As per the report, in 2016, remittance flows are expected to decline by 5 per cent in India, followed by China $65.2 billion. Pakistan positioned at number five is estimated to receive $20.3 billion. Remittance to South Asia is expected to decline by 2.3 per cent in 2016, following a 1.6 per cent decline in 2015. Remittances from the Gulf Cooperation Council (GCC) countries continued to decline due to lower oil prices and labour market ‘nationalization’ policies in Saudi Arabia. Further, it said against a backdrop of tepid global growth, remittance flows to low and middle income countries (LMICs) seem to have entered a ‘new normal’ of slow growth. In 2016, remittance flows to LMICs are projected to reach $442 billion, marking an increase of 0.8 per cent over 2015.

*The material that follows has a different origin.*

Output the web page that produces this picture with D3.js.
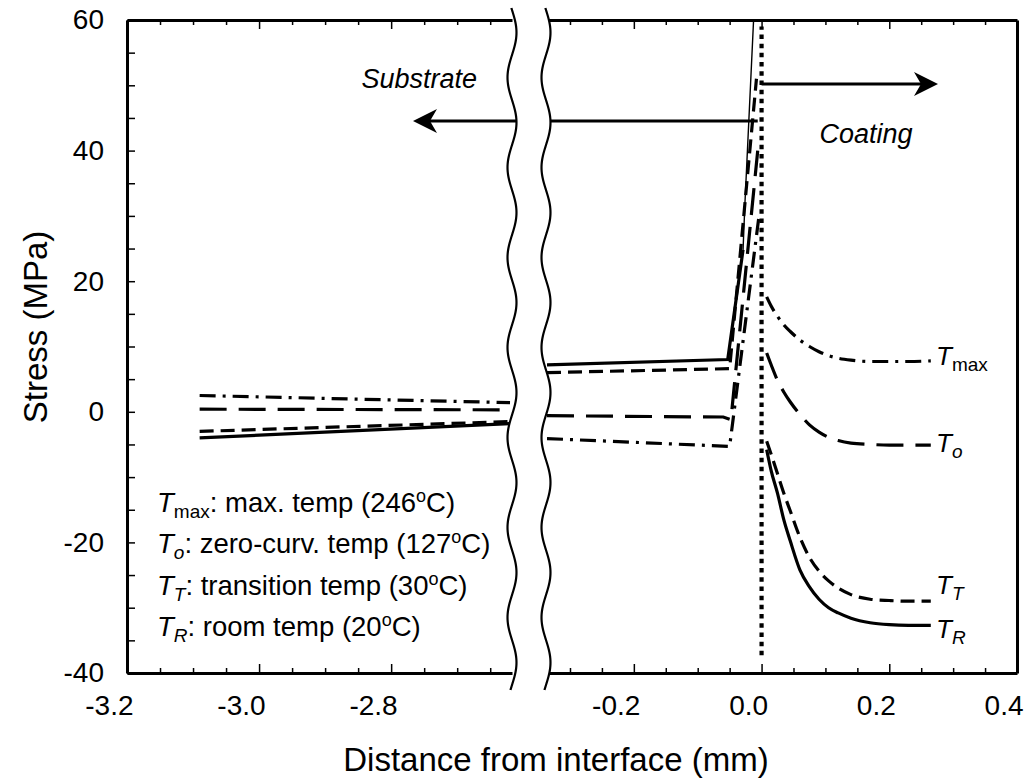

The World Bank said that low oil prices continued to be a factor in reduced remittance flows from Russia and the GCC countries. In addition, structural factors have also played a role in dampening remittances growth. It further said that remittances continue to be an important component of the global economy, surpassing international aid and this ‘new normal’ of weak growth in remittances could present challenges for millions of families that rely heavily on these flows and in turn, can seriously impact the economies of many countries around the world bringing on a new set of challenges to economic growth.

The CNX Nifty is currently trading at 8718.15, up by 20.55 points or 0.24% after trading in a range of 8708.60 and 8745.80. There were 33 stocks advancing against 18 stocks declining on the index.

The top gainers on Nifty were ACC up by 2.58%, Hindalco up by 2.41%, Tata Steel up by 2.03%, Cipla up by 1.83% and GAIL India up by 1.76%.

On the flip side, HDFC down by 0.89%, Bharti Airtel down by 0.85%, BPCL down by 0.50%, ONGC down by 0.49% and Zee Entertainment down by 0.35% were the top losers.

The Asian markets were trading mostly in green; FTSE Bursa Malaysia KLCI increased 1.64 points or 0.1% to 1,667.02, KOSPI Index increased 4.16 points or 0.2% to 2,057.96 and Shanghai Composite increased 35.97 points or 1.2% to 3,040.67.

On the other hand, Jakarta Composite decreased 4.46 points or 0.08% to 5,372.69. Hong Kong Stock Exchange, Tokyo Stock Exchange and Taiwan Stock Exchange were closed on account of National holiday.